Photo Bernard Brault, archives LA PRESSE

Shea Weber

En échangeant Shea Weber, Kent Hughes a mis fin à une association avec le CH qui dure depuis l’été 2016.

En cinq saisons à Montréal, le défenseur au lancer frappé dévastateur a récolté 146 points, dont 58 buts, en 275 matchs de saison, en plus de 14 points en 48 rencontres en séries éliminatoires. En octobre 2018, il est devenu le 30capitaine de l’histoire de la franchise, succédant à Max Pacioretty.

C’est dans la ville du country que Weber a connu ses meilleurs moments en carrière. Dans la première moitié de la décennie 2010, il était reconnu comme l’un des arrières les plus dominants de la ligue. Il a représenté le Canada aux Jeux olympiques à deux reprises – Vancouver 2010 et Sotchi 2014.
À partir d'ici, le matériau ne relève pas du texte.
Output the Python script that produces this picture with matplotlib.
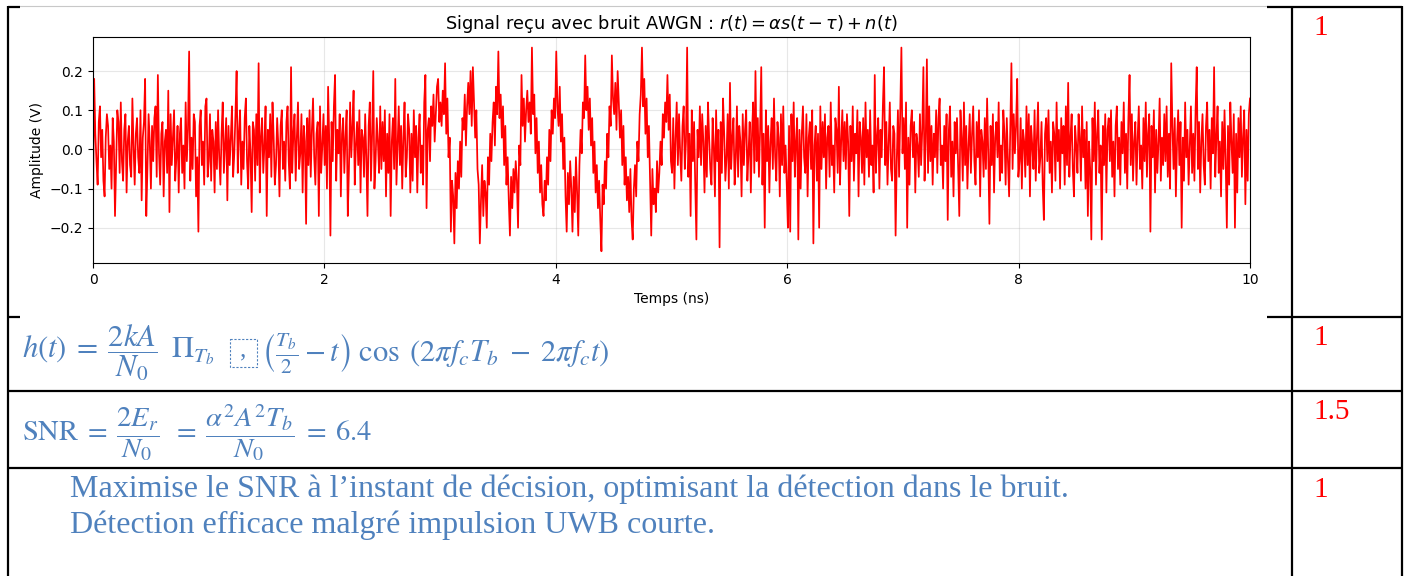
import numpy as np
import matplotlib.pyplot as plt
from matplotlib.patches import Rectangle

# r(t), in units of 0.01 V, one sample every 0.01 ns
# (one row = 0.25 ns)
r_cv = [
    -15, 18, 4, -3, -9, 7, 11, -2, 5, -8, -12, 3, 9, 6, -5, 1, -10, 8, 2, -17, -4, 10, 7, -6, 12,
    -3, -8, 5, 9, -11, 2, 6, -4, -7, 13, 1, -9, 4, 8, -2, -6, 10, -13, 3, 7, 18, -17, -5, 9, 2,
    -10, 6, -3, 8, 11, -7, 19, -1, -9, 4, 7, -12, 2, 5, -6, 15, -16, 9, -4, 3, 10, -8, -2, 6, -11,
    4, 8, -6, 1, -10, 12, -3, 5, 25, -8, 3, -5, 9, 7, -12, -2, -21, 6, 10, -4, 2, -9, 11, 13, -7,
    -3, 9, -8, 5, 2, -11, 7, -5, 10, -2, -9, 4, 12, -6, 1, 8, -13, 6, -4, 3, 11, -7, -1, 9, 20,
    -6, 4, 10, -9, 2, -5, 8, 13, -3, -10, 6, -1, -16, 7, 5, -8, 9, -4, 22, -11, 3, 8, -6, 1, 11,
    -17, 5, -2, 9, -7, 12, 3, -9, -4, 8, 1, -12, 6, 10, -5, 2, -8, 7, 11, -3, -10, 21, -6, 4, 9,
    -8, 3, 12, -5, -1, 9, -11, 6, 2, -19, 8, -4, 10, -7, 5, 13, -2, -9, 4, 7, -17, 11, -6, 1, 9,
    -4, 6, -10, 16, 2, -22, 7, -3, 11, 19, -8, 5, -1, 9, -12, 4, 8, -6, 3, 10, -17, -5, 12, -2, 6,
    15, -9, 1, 7, -4, 10, -11, 5, 3, -7, 9, -2, -17, 6, 12, -8, 4, 20, -10, -3, 8, 2, -6, 11, -5,
    7, -3, 10, -12, 4, -6, 9, -17, 2, 8, -5, 18, -9, 1, 11, -4, 6, -10, 3, 12, -7, -2, 9, 5, -11,
    4, -8, 10, -2, 6, -11, 3, 9, -6, 1, -9, 12, 19, -15, 5, 8, -3, 11, 6, 14, 2, 9, 16, 18, 7,
    12, 6, 15, 9, 22, 4, 13, -2, 3, -21, -8, -12, -24, -6, -15, -3, -10, 2, -7, 8, 5, 14, 1, 11, 17,
    9, 20, 6, 21, 12, 3, 10, -5, -9, -24, -13, -4, -17, -8, -11, -20, -2, -9, 4, -3, 7, 12, 1, 16, 9,
    25, 8, 14, 3, 11, -4, 6, -9, -2, -13, -22, -7, -15, -5, -11, -3, -8, -20, 1, -4, 19, 6, 13, 2, 10,
    15, 7, 12, 4, 26, 9, 14, -1, 8, -6, 2, -11, -4, -14, -17, -8, -13, -2, -9, 5, -3, 10, 4, 13, 8,
    25, 11, 6, 16, 2, 9, -5, 3, -12, -21, -6, -14, -3, -10, -21, -7, -16, -2, -11, -22, -4, 5, -1, 12, 8,
    24, 10, 16, 5, 13, 1, 8, -6, 2, -11, -4, -15, -8, -18, -26, -9, -14, -3, -10, 4, -2, 11, 6, 24, 13,
    9, 17, 5, 20, 12, 3, 10, -4, 6, -9, -2, -13, -7, -16, -5, -18, -23, -10, -4, -12, 2, -3, 9, 14, 26,
    11, 18, 4, 13, -2, 6, -8, -22, -5, -14, -10, -16, -3, -11, -6, 2, -4, 9, 3, 12, 7, 19, 5, 14, -3,
    -6, 8, -10, 3, 12, -4, 9, -1, -8, 6, 11, -5, 2, 26, -7, 4, -17, 10, -3, 7, -9, -23, 5, -2, 11,
    -4, 9, 2, -11, 6, -7, 12, 3, -5, -9, 8, 1, -12, 10, -3, 5, -25, 7, -6, 13, 4, -8, -2, 9, -10,
    17, -5, 3, 8, -9, -2, 11, -7, 6, 2, -12, 9, -4, 5, 10, -8, -1, 7, -11, 4, 12, -6, 20, -3, 8,
    -7, 5, 21, -9, 4, -20, 10, -3, 6, -11, 2, 8, -5, 13, -2, -8, 7, 3, -12, 9, -4, 11, -6, 1, -9,
    -20, 6, -21, 9, -3, 12, -7, 2, 8, -23, 5, -10, 4, 11, -2, -6, 9, -12, 3, 7, -5, 10, -24, 1, 6,
    -8, 4, -20, 11, -5, 7, -2, 9, -10, 3, 6, -7, 12, -4, 1, -11, 8, 5, -6, 16, -9, 2, 10, -3, 7,
    -5, 9, 2, -17, 6, -3, 11, -8, 4, -1, 10, -12, 7, 3, -6, 8, -9, 12, -2, 5, -7, 10, -4, 1, -11,
    19, -6, 3, 8, -10, 5, -2, 11, 21, -4, 7, -9, 2, 12, -5, -8, 6, 4, -22, -3, 10, -7, 9, 26, -1,
    8, -5, 12, -20, 3, -9, 6, 10, -2, 7, -11, 4, 1, -7, 9, -4, 5, 21, -8, 2, 23, -6, 11, -3, 6,
    -9, 4, -2, 10, -6, 8, 13, -4, 1, -10, 6, -3, 9, -18, 5, 11, -7, 2, -12, 7, -1, 8, -5, -17, 10,
    3, -8, 12, -4, 6, -10, 1, 9, -6, 4, 11, -3, -9, 7, -2, 10, -12, 5, 2, -7, 8, -5, 13, -1, -19,
    6, -4, 9, -11, 3, 7, -2, 12, -8, 1, -6, 10, 4, -9, 8, -3, -12, 5, 22, -5, 9, -1, 6, 18, -7,
    -3, 8, -10, 5, 2, -7, 11, -4, 9, -12, 6, 1, -5, 10, -8, 3, 12, -6, -2, 7, -9, -18, 4, 8, -3,
    10, -6, 2, -11, 7, 4, -8, 12, -3, 5, -10, 8, -1, 6, -9, 11, -4, 17, -7, 3, 9, -5, -12, 6, 1,
    -6, 9, 3, -8, 11, -2, 5, -10, 7, -17, 2, -5, -23, 8, -3, 12, -9, 4, 10, -6, 1, -23, 6, -4, 9,
    -11, 5, 8, -3, 10, -7, 2, -12, 6, 11, -5, 3, -9, 7, -1, 12, -6, 4, -10, 8, 19, -4, 9, -8, 2,
    7, -9, 3, 11, -5, 1, -10, 8, -3, 12, -7, 4, 9, -21, 6, -2, 10, -11, 5, -6, 2, 13, -8, 3, -4,
    9, -3, 11, -7, 4, -10, 22, 6, -5, 8, -12, 2, 10, -4, 7, -20, 3, -8, 12, -2, 5, -9, 1, 11, -6,
    4, -8, 10, 21, -5, 7, -11, 2, 9, -4, -9, 6, 12, -3, 5, -10, 8, -1, 21, -7, 3, 11, -6, 2, -12,
    7, -5, 10, -3, -20, 6, -9, 12, 2, -6, 9, -20, 4, -11, 8, -2, 11, -7, 3, 10, -14, 5, -8, 9, 13,
]
r_v = np.array(r_cv) / 100.0
t_ns = np.linspace(0, 10, len(r_v))

marks = ['1', '1', '1.5', '1']
line1 = 'Maximise le SNR à l’instant de décision, optimisant la détection dans le bruit.'
line2 = 'Détection efficace malgré impulsion UWB courte.'

W, H = 1406, 576
blue = '#4F81BD'
fig = plt.figure(figsize=(W / 100, H / 100), dpi=100)

# page / table layer, in pixel coordinates
bg = fig.add_axes([0, 0, 1, 1])
bg.set_xlim(0, W)
bg.set_ylim(H, 0)
bg.axis('off')

def hline(x0, x1, y):
    bg.plot([x0, x1], [y, y], color='k', lw=1.6, solid_capstyle='butt')

def vline(x, y0, y1):
    bg.plot([x, x], [y0, y1], color='k', lw=1.6, solid_capstyle='butt')

bg.plot([20, 1267], [6, 6], color='#c8c8c8', lw=0.8)
hline(8, 20, 6.5)
hline(1267, 1402, 6.5)
hline(8, 20, 316.5)
hline(1267, 1402, 316.5)
hline(8, 1402, 391)
hline(8, 1402, 468)
vline(8, 5.7, H)
vline(1292, 5.7, H)
vline(1402, 5.7, H)

for s, yb in zip(marks, [35, 345, 419, 497]):
    bg.text(1313, yb, s, color='red', family='Liberation Serif', fontsize=21, va='baseline')

bg.text(22, 353, r'$h(t)\;=\;\dfrac{2kA}{N_0}\;\;\Pi_{T_b}$', color=blue, fontsize=22,
        va='center', math_fontfamily='stix')
bg.add_patch(Rectangle((230, 339), 27, 28, fill=False, ec=blue, lw=0.8, ls=(0, (2, 1.5))))
bg.text(243, 350, ',', color=blue, fontsize=18, ha='center', va='center', family='Liberation Serif')
bg.text(261, 353, r'$\left(\frac{T_b}{2}-t\right)\;\cos\;(2\pi f_c T_b\;-\;2\pi f_c t)$', color=blue,
        fontsize=22, va='center', math_fontfamily='stix')
bg.text(22, 433, r'$\mathrm{SNR}\;=\;\dfrac{2E_r}{N_0}\;\;=\;\dfrac{\alpha^2A^2T_b}{N_0}\;=\;6.4$',
        color=blue, fontsize=20.5, va='center', math_fontfamily='stix')
bg.text(70, 497, line1, color=blue, family='Liberation Serif', fontsize=23, va='baseline')
bg.text(70, 533, line2, color=blue, family='Liberation Serif', fontsize=23, va='baseline')

# the chart pasted in the first cell
ax = fig.add_axes([93 / W, 1 - 263 / H, (1250 - 93) / W, (263 - 37) / H])
ax.plot(t_ns, r_v, color='red', lw=1.25)
ax.set_xlim(0, 10)
ax.set_ylim(-0.29, 0.287)
ax.set_yticks([-0.2, -0.1, 0.0, 0.1, 0.2])
ax.grid(True, alpha=0.3)
ax.set_xlabel('Temps (ns)')
ax.set_ylabel('Amplitude (V)')
ax.set_title(r'Signal reçu avec bruit AWGN : $r(t) = \alpha s(t - \tau) + n(t)$', fontsize=12.8)

fig.savefig('out.png', dpi=100)
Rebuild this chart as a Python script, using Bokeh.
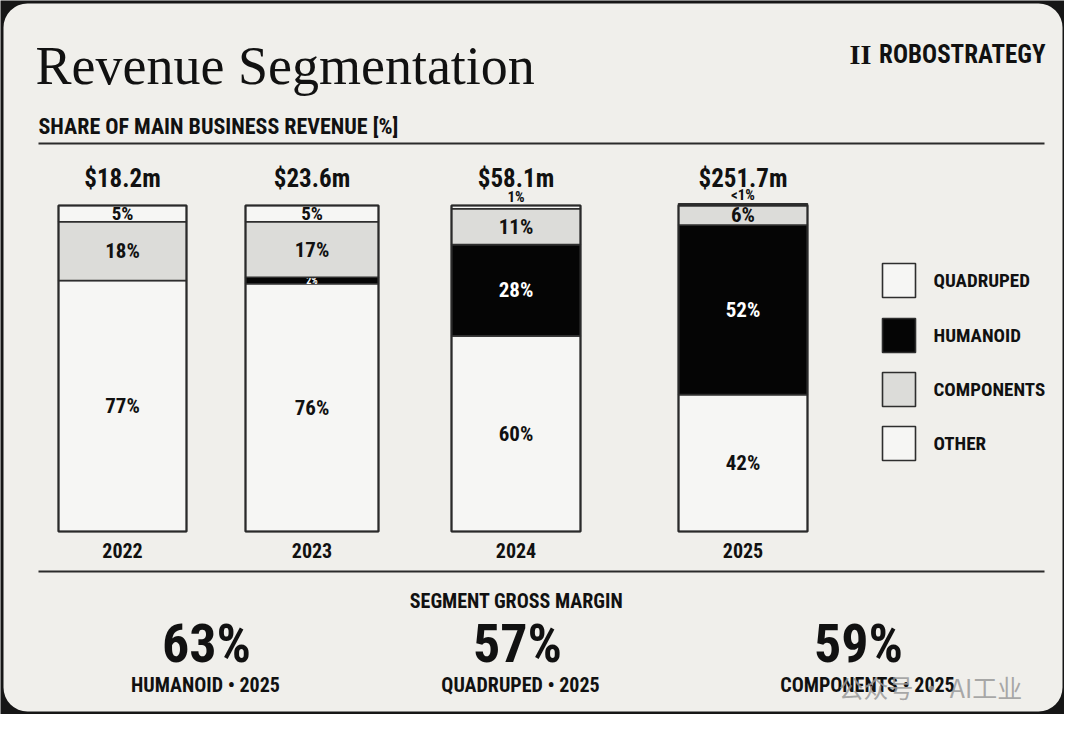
from bokeh.plotting import figure
from bokeh.models import Range1d, ColumnDataSource
from bokeh.core.properties import value
from bokeh.embed import file_html
from bokeh.resources import INLINE

# ---------------- data ----------------
years = ["2022", "2023", "2024", "2025"]
totals = ["$18.2m", "$23.6m", "$58.1m", "$251.7m"]
quadruped = [77, 76, 60, 42]
humanoid = [0, 2, 28, 52]
components = [18, 17, 11, 6]
other = [5, 5, 1, 0.5]          # shown as "<1%" in 2025
quadruped_labels = ["77%", "76%", "60%", "42%"]
humanoid_labels = ["", "2%", "28%", "52%"]
components_labels = ["18%", "17%", "11%", "6%"]
other_labels = ["5%", "5%", "1%", "<1%"]
segments = ["QUADRUPED", "HUMANOID", "COMPONENTS", "OTHER"]
margin_values = [63, 57, 59]
margin_segments = ["HUMANOID", "QUADRUPED", "COMPONENTS"]
margin_year = "2025"

# ---------------- style / layout ----------------
COND = "Roboto Condensed"
SERIF = "Liberation Serif"
INK = "#111111"
BG = "#f0efeb"
seg_colors = ["#f6f6f4", "#050505", "#dcdcd9", "#f6f6f4"]
seg_text = [INK, "#ffffff", INK, INK]
seg_font = ["21px", "21px", "21px", "19px"]

bar_left = [58, 245, 451, 678]
bar_right = [186, 378, 580, 807]
W, H = 1064, 714

p = figure(width=W, height=H, x_range=Range1d(0, W), y_range=Range1d(H, 0),
           x_axis_type=None, y_axis_type=None, toolbar_location=None,
           output_backend="svg", min_border=0, outline_line_color=None,
           background_fill_color="#161616", border_fill_color="#161616")
p.grid.visible = False
# percent scale for bars: 0% at y=531, 100% at y=205
ppx = (531 - 205) / 100.0
p.extra_y_ranges = {"pct": Range1d(start=(531 - H) / ppx, end=531 / ppx)}

# card
p.quad(left=[3], right=[1062], top=[3], bottom=[711], fill_color=BG,
       line_color=None, border_radius=24)

# rules
p.segment(x0=[38, 38], y0=[143, 571], x1=[1044, 1044], y1=[143, 571],
          line_color="#2b2b2b", line_width=2)

# title & header
p.text(x=[35], y=[65], text=["Revenue Segmentation"], text_font=value(SERIF),
       text_font_size="54px", text_color=INK, text_baseline="alphabetic")
p.text(x=[1045], y=[54], text=["ROBOSTRATEGY"], text_font=value(COND),
       text_font_style="bold", text_font_size="25px", text_color=INK,
       text_align="right", text_baseline="middle")
p.text(x=[860], y=[54], text=["II"], text_font=value(SERIF),
       text_font_style="bold", text_font_size="28px", text_color=INK,
       text_align="center", text_baseline="middle")
p.text(x=[38], y=[126], text=["SHARE OF MAIN BUSINESS REVENUE [%]"],
       text_font=value(COND), text_font_style="bold", text_font_size="22px",
       text_color=INK, text_baseline="middle")

# stacked bars
series = [quadruped, humanoid, components, other]
labels = [quadruped_labels, humanoid_labels, components_labels, other_labels]
centers = [(l + r) / 2 for l, r in zip(bar_left, bar_right)]
base = [0.0] * len(years)
for k, vals in enumerate(series):
    tops = [b + v for b, v in zip(base, vals)]
    src = ColumnDataSource(dict(left=bar_left, right=bar_right, bottom=base, top=tops))
    p.quad(left="left", right="right", bottom="bottom", top="top", source=src,
           y_range_name="pct", fill_color=seg_colors[k], line_color="#2e2e2e",
           line_width=1.6)
    big_t, big_y, small_t, small_y, small_x, big_x = [], [], [], [], [], []
    for c, b, v, t in zip(centers, base, vals, labels[k]):
        if not t:
            continue
        if v >= 4:
            big_x.append(c); big_y.append(b + v / 2); big_t.append(t)
        elif k == 3:
            # tiny top segment: label just above the bar
            small_x.append(c); small_y.append(b + v + 2.7); small_t.append(t)
        else:
            small_x.append(c); small_y.append(b + v / 2); small_t.append(t)
    p.text(x=big_x, y=big_y, text=big_t, y_range_name="pct",
           text_font=value(COND), text_font_style="bold", text_font_size=seg_font[k],
           text_color=seg_text[k], text_align="center", text_baseline="middle")
    if small_t:
        p.text(x=small_x, y=small_y, text=small_t, y_range_name="pct",
               text_font=value(COND), text_font_style="bold",
               text_font_size="10px" if k == 1 else "15px",
               text_color=seg_text[k], text_align="center", text_baseline="middle")
    base = tops

# bar outlines
p.quad(left=bar_left, right=bar_right, bottom=[0] * 4, top=[100] * 4,
       y_range_name="pct", fill_color=None, line_color="#2a2a2a", line_width=2)

# totals & years
p.text(x=centers, y=[178] * 4, text=totals, text_font=value(COND),
       text_font_style="bold", text_font_size="25px", text_color=INK,
       text_align="center", text_baseline="middle")
p.text(x=centers, y=[550] * 4, text=years, text_font=value(COND),
       text_font_style="bold", text_font_size="20px", text_color=INK,
       text_align="center", text_baseline="middle")

# legend (manual)
leg_top = [263, 318, 372, 426]
p.quad(left=[882] * 4, right=[915] * 4, top=leg_top, bottom=[t + 34 for t in leg_top],
       fill_color=seg_colors, line_color="#2e2e2e", line_width=1.6)
p.text(x=[933] * 4, y=[t + 17 for t in leg_top], text=segments, text_font=value(COND),
       text_font_style="bold", text_font_size="19px", text_color=INK,
       text_baseline="middle")

# gross margin section
p.text(x=[516], y=[600], text=["SEGMENT GROSS MARGIN"], text_font=value(COND),
       text_font_style="bold", text_font_size="20px", text_color=INK,
       text_align="center", text_baseline="middle")
gm_x = [206, 517, 858]
p.text(x=gm_x, y=[643] * 3, text=[f"{v}%" for v in margin_values],
       text_font=value(COND), text_font_style="bold", text_font_size="54px",
       text_color=INK, text_align="center", text_baseline="middle")
p.text(x=[205, 520, 867], y=[684] * 3,
       text=[f"{s} \u2022 {margin_year}" for s in margin_segments],
       text_font=value(COND), text_font_style="bold", text_font_size="20px",
       text_color=INK, text_align="center", text_baseline="middle")

# watermark
p.text(x=[838], y=[686], text=["公众号 · AI工业"], text_font=value("Noto Sans CJK SC"),
       text_font_size="25px", text_color="#9a9a9a", text_alpha=0.85,
       text_baseline="middle")

open("out.html", "w").write(file_html(p, INLINE))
La LNH a tremblé, en 2016, lorsque le Canadien l’a acquis en retour du défenseur P.K. Subban. Pendant des années, les débats sur l’équipe qui a gagné au change ont divisé les partisans.

Même s’il avait atteint la trentaine lorsqu’il est passé au Canadien, Weber a connu de bons moments dans l’uniforme bleu-blanc-rouge, lui qui a notamment terminé sixième au scrutin du trophée Norris en 2016-2017. Il a en outre été une inspiration pour ses coéquipiers en route vers la finale de la Coupe Stanley en 2021.

Malgré un effort physique colossal, il était affaibli pendant la majeure partie des dernières séries éliminatoires. Il a néanmoins disputé une moyenne de 25 minutes par rencontre. Lors de l’ultime match de la finale, il a été le joueur le plus utilisé de son club.

Les blessures l’ont rattrapé. Au cours des quatre dernières saisons, il n’a joué que 65 % des matchs en saison. La finale de 2021 aura été son chant du cygne.

En juillet 2021, l’ex-directeur général Marc Bergevin avait étalé la liste des blessures dont il savait que son capitaine souffrait : cheville, pied, pouce, genou.

Le vétéran de 36 ans n’a pas joué de la présence saison et il est de notoriété publique que sa carrière sur la glace est terminée.

Weber, un natif de Sicamous, en Colombie-Britannique, a été un choix de deuxième tour (49e au total) des Predators de Nashville en 2003.